Between Mother and Baby
This article is from the archive of The New York Sun before the launch of its new website in 2022. The Sun has neither altered nor updated such articles but will seek to correct any errors, mis-categorizations or other problems introduced during transfer.

Advice to the commissioner of health and mental hygiene: what you are doing is not enough. Sure, just in time for World Breastfeeding Week, New York City has announced that it will stop sending new moms home from public hospitals with free formula samples. That is a fine start, but a tiny fraction of what will be needed if New York really wants to create an environment that supports breastfeeding.
There have been reports in the real estate section of the New York Times about the prevalence of breastfeeding in the restaurants of Park Slope. But despite the perception that any mom who wants to do so runs around the city with a baby attached to her breast, many women find it surprisingly difficult to get the medical support we need to make breastfeeding work.
Because here is what no one tells you before you leave the hospital with your newborn: For some women getting breastfeeding right turns out not just to be about positioning the baby correctly at the breast. For many others it requires medical attention to treat the myriad of complications that can arise. While a skilled lactation consultant may be able to diagnose breastfeeding problems, she is not licensed to prescribe medicine. And physicians otherwise highly regarded in the treatment of women and children often do not know how to treat lactation disorders.
Soon after the birth of my twins this winter, the three of us came down with a yeast infection that caused breastfeeding to be so uncomfortable that I would dose myself with Motrin all day long. In addition, I felt shooting pain in my breasts whenever my milk came in, which since I was nursing twins was pretty much constantly. It quickly became too painful for me to go outside in the winter cold. My OB-GYN was so fantastic during my pregnancy and delivery that I probably would have jumped off the Brooklyn Bridge had he suggested I do so. But now he told me that the shooting pains in my breasts sounded normal, and promptly prescribed me medicine for the yeast. When the breastfeeding pain continued, I took a look on the Internet and learned I had been given a dose of medicine meant to treat a yeast infection in another part of a woman’s body — one pill instead of two week’s worth.
In the end, I contacted one of the few doctors in the New York area who treats breastfeeding problems. She operates out of Westchester but makes house calls in Manhattan, so I borrowed an apartment to see her. She prescribed me the correct medicine to beat the yeast and told me that the shooting pain was abnormal as well. It turns out that I had developed a circulation problem in my breasts.
The problem is, I’m not the only one with a story to tell of breastfeeding problems wrongly diagnosed and mistreated. A casual survey of Park Slope moms turns up more than a few who suffered through the first weeks and months of breastfeeding, even though they had money to pay lactation consultants and a commitment to nursing their babies. Two other moms I know also suffered with what one called “excruciating” pain until finally finding their way to one of those few doctors who knew how to treat a yeast infection of the breast, which also often takes root in the baby’s mouth.

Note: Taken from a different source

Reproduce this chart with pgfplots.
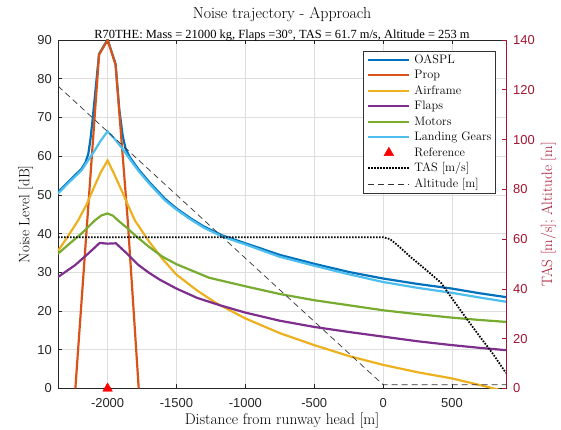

Sometimes the problem is with the baby, not the mom. My friend Leslie’s baby lost such a large amount of weight during his first days of life that his breastfeeding-friendly pediatrician insisted he start on formula. It took a lactation consultant that Leslie called to pin-point a tongue-tie as the breastfeeding problem, not a breastmilk-supply problem on the mother’s part as had been suggested. An ear-nose-and-throat surgeon confirmed the lactation consultant’s diagnosis, clipped the baby’s frenulum (the tiny piece of skin between the tongue and the floor of the mouth). The baby has been breastfeeding like a pro for nearly six months now. Leslie wonders why the nurses and doctors at the hospital along with the pediatrician all missed the cause of her baby’s breastfeeding difficulties. “Given it’s so easy to check, it angers me that no one in the medical establishment did so,” she says.
This isn’t a whine, just a report of the facts of the matter, which is that even for moms who want to breastfeed, free formula samples at the hospital are pretty low on the list of obstacles.
It’s true, the city is taking other steps. According to a press release, they are making breastfeeding support readily available both for the mom’s hospital stay and afterwards. But if the city’s hospitals really want to put their weight behind breastfeeding they should invest not just in pumps and consultants, but in teaching their doctors how to diagnose and treat the medical problems that can come between a baby and her mother’s breast.
Ms. Phillips-Stoll is a graduate student in clinical psychology and a mother of twins.